Write out every line of the material exactly as it appears.
────────────────
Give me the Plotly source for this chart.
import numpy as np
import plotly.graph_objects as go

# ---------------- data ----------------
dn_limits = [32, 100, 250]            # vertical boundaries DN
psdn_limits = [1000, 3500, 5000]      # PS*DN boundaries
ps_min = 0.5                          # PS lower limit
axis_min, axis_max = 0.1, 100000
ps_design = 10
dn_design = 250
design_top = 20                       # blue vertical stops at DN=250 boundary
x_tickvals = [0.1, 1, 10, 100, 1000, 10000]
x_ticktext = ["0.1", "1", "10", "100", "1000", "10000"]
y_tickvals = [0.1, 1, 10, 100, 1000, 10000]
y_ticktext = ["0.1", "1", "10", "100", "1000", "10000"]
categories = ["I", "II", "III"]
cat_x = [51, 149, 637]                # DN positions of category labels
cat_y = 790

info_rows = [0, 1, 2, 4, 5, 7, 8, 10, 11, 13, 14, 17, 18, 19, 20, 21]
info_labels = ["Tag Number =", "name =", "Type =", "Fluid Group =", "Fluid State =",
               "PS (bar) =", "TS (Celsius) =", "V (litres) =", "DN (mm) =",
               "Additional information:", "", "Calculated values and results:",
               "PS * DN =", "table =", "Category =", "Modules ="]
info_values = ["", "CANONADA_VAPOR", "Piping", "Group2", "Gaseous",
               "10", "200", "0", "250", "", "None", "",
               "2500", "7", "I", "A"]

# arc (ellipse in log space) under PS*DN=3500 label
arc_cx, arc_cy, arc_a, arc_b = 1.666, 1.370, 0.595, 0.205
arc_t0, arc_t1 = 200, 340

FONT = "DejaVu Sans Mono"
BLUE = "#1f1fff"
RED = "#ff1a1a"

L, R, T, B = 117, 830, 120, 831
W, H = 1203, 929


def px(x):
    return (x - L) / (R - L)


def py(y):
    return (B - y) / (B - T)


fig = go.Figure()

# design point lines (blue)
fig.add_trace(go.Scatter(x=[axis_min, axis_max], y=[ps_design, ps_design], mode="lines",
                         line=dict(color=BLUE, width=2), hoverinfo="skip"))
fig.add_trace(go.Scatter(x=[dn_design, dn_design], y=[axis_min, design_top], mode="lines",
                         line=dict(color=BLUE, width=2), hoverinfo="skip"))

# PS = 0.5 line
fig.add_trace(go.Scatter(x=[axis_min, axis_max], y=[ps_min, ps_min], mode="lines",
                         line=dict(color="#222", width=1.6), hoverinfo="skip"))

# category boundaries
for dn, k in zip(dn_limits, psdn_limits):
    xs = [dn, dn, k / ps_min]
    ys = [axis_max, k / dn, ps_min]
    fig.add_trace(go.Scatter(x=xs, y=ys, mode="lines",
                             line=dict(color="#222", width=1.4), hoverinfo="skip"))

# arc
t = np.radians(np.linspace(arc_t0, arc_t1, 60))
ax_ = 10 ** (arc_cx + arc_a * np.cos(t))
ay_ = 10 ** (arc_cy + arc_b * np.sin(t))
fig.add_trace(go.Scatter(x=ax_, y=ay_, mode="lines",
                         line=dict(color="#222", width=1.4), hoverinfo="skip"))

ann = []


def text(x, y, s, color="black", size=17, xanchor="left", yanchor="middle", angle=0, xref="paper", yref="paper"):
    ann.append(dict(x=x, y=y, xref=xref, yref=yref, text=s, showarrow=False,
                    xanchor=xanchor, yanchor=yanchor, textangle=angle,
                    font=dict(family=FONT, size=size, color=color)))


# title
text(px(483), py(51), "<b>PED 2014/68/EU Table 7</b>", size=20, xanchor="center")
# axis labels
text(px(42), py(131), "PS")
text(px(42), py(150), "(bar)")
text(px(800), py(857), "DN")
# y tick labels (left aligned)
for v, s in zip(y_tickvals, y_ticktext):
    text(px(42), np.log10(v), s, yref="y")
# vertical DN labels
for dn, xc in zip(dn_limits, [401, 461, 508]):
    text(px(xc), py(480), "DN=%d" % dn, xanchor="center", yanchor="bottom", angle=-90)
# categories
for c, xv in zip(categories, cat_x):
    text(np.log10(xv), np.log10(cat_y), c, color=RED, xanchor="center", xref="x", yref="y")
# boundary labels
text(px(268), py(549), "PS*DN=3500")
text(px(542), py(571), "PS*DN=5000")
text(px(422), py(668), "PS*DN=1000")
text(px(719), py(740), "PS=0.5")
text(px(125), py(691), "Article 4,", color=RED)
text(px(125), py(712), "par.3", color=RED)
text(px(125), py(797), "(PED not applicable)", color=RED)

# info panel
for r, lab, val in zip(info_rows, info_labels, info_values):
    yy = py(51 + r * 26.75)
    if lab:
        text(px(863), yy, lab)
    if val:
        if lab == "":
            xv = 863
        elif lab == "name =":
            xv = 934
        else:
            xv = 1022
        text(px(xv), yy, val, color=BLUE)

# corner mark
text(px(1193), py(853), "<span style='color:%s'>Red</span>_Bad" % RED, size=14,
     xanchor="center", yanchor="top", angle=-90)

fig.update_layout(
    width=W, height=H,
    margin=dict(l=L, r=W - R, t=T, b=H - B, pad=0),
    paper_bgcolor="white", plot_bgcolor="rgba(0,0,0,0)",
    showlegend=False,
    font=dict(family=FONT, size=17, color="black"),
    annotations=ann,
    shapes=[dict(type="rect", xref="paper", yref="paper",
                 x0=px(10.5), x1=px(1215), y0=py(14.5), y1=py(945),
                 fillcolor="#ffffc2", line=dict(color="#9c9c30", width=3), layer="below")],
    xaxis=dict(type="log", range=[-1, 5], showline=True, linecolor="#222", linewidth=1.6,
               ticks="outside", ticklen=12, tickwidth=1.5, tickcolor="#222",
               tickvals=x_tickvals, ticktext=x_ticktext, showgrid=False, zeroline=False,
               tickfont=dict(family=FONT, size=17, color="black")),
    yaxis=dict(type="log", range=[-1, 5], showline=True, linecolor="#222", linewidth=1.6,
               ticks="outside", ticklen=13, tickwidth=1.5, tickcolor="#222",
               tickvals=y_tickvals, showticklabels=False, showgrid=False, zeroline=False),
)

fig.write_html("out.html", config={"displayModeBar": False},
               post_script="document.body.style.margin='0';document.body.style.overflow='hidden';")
────────────────
▸ **TASK OUTPUT**
Give me the Plotly source for this chart.
import numpy as np
import plotly.graph_objects as go

# ---------------- data ----------------
dn_limits = [32, 100, 250]            # vertical boundaries DN
psdn_limits = [1000, 3500, 5000]      # PS*DN boundaries
ps_min = 0.5                          # PS lower limit
axis_min, axis_max = 0.1, 100000
ps_design = 10
dn_design = 250
design_top = 20                       # blue vertical stops at DN=250 boundary
x_tickvals = [0.1, 1, 10, 100, 1000, 10000]
x_ticktext = ["0.1", "1", "10", "100", "1000", "10000"]
y_tickvals = [0.1, 1, 10, 100, 1000, 10000]
y_ticktext = ["0.1", "1", "10", "100", "1000", "10000"]
categories = ["I", "II", "III"]
cat_x = [51, 149, 637]                # DN positions of category labels
cat_y = 790

info_rows = [0, 1, 2, 4, 5, 7, 8, 10, 11, 13, 14, 17, 18, 19, 20, 21]
info_labels = ["Tag Number =", "name =", "Type =", "Fluid Group =", "Fluid State =",
               "PS (bar) =", "TS (Celsius) =", "V (litres) =", "DN (mm) =",
               "Additional information:", "", "Calculated values and results:",
               "PS * DN =", "table =", "Category =", "Modules ="]
info_values = ["", "CANONADA_VAPOR", "Piping", "Group2", "Gaseous",
               "10", "200", "0", "250", "", "None", "",
               "2500", "7", "I", "A"]

# arc (ellipse in log space) under PS*DN=3500 label
arc_cx, arc_cy, arc_a, arc_b = 1.666, 1.370, 0.595, 0.205
arc_t0, arc_t1 = 200, 340

FONT = "DejaVu Sans Mono"
BLUE = "#1f1fff"
RED = "#ff1a1a"

L, R, T, B = 117, 830, 120, 831
W, H = 1203, 929


def px(x):
    return (x - L) / (R - L)


def py(y):
    return (B - y) / (B - T)


fig = go.Figure()

# design point lines (blue)
fig.add_trace(go.Scatter(x=[axis_min, axis_max], y=[ps_design, ps_design], mode="lines",
                         line=dict(color=BLUE, width=2), hoverinfo="skip"))
fig.add_trace(go.Scatter(x=[dn_design, dn_design], y=[axis_min, design_top], mode="lines",
                         line=dict(color=BLUE, width=2), hoverinfo="skip"))

# PS = 0.5 line
fig.add_trace(go.Scatter(x=[axis_min, axis_max], y=[ps_min, ps_min], mode="lines",
                         line=dict(color="#222", width=1.6), hoverinfo="skip"))

# category boundaries
for dn, k in zip(dn_limits, psdn_limits):
    xs = [dn, dn, k / ps_min]
    ys = [axis_max, k / dn, ps_min]
    fig.add_trace(go.Scatter(x=xs, y=ys, mode="lines",
                             line=dict(color="#222", width=1.4), hoverinfo="skip"))

# arc
t = np.radians(np.linspace(arc_t0, arc_t1, 60))
ax_ = 10 ** (arc_cx + arc_a * np.cos(t))
ay_ = 10 ** (arc_cy + arc_b * np.sin(t))
fig.add_trace(go.Scatter(x=ax_, y=ay_, mode="lines",
                         line=dict(color="#222", width=1.4), hoverinfo="skip"))

ann = []


def text(x, y, s, color="black", size=17, xanchor="left", yanchor="middle", angle=0, xref="paper", yref="paper"):
    ann.append(dict(x=x, y=y, xref=xref, yref=yref, text=s, showarrow=False,
                    xanchor=xanchor, yanchor=yanchor, textangle=angle,
                    font=dict(family=FONT, size=size, color=color)))


# title
text(px(483), py(51), "<b>PED 2014/68/EU Table 7</b>", size=20, xanchor="center")
# axis labels
text(px(42), py(131), "PS")
text(px(42), py(150), "(bar)")
text(px(800), py(857), "DN")
# y tick labels (left aligned)
for v, s in zip(y_tickvals, y_ticktext):
    text(px(42), np.log10(v), s, yref="y")
# vertical DN labels
for dn, xc in zip(dn_limits, [401, 461, 508]):
    text(px(xc), py(480), "DN=%d" % dn, xanchor="center", yanchor="bottom", angle=-90)
# categories
for c, xv in zip(categories, cat_x):
    text(np.log10(xv), np.log10(cat_y), c, color=RED, xanchor="center", xref="x", yref="y")
# boundary labels
text(px(268), py(549), "PS*DN=3500")
text(px(542), py(571), "PS*DN=5000")
text(px(422), py(668), "PS*DN=1000")
text(px(719), py(740), "PS=0.5")
text(px(125), py(691), "Article 4,", color=RED)
text(px(125), py(712), "par.3", color=RED)
text(px(125), py(797), "(PED not applicable)", color=RED)

# info panel
for r, lab, val in zip(info_rows, info_labels, info_values):
    yy = py(51 + r * 26.75)
    if lab:
        text(px(863), yy, lab)
    if val:
        if lab == "":
            xv = 863
        elif lab == "name =":
            xv = 934
        else:
            xv = 1022
        text(px(xv), yy, val, color=BLUE)

# corner mark
text(px(1193), py(853), "<span style='color:%s'>Red</span>_Bad" % RED, size=14,
     xanchor="center", yanchor="top", angle=-90)

fig.update_layout(
    width=W, height=H,
    margin=dict(l=L, r=W - R, t=T, b=H - B, pad=0),
    paper_bgcolor="white", plot_bgcolor="rgba(0,0,0,0)",
    showlegend=False,
    font=dict(family=FONT, size=17, color="black"),
    annotations=ann,
    shapes=[dict(type="rect", xref="paper", yref="paper",
                 x0=px(10.5), x1=px(1215), y0=py(14.5), y1=py(945),
                 fillcolor="#ffffc2", line=dict(color="#9c9c30", width=3), layer="below")],
    xaxis=dict(type="log", range=[-1, 5], showline=True, linecolor="#222", linewidth=1.6,
               ticks="outside", ticklen=12, tickwidth=1.5, tickcolor="#222",
               tickvals=x_tickvals, ticktext=x_ticktext, showgrid=False, zeroline=False,
               tickfont=dict(family=FONT, size=17, color="black")),
    yaxis=dict(type="log", range=[-1, 5], showline=True, linecolor="#222", linewidth=1.6,
               ticks="outside", ticklen=13, tickwidth=1.5, tickcolor="#222",
               tickvals=y_tickvals, showticklabels=False, showgrid=False, zeroline=False),
)

fig.write_html("out.html", config={"displayModeBar": False},
               post_script="document.body.style.margin='0';document.body.style.overflow='hidden';")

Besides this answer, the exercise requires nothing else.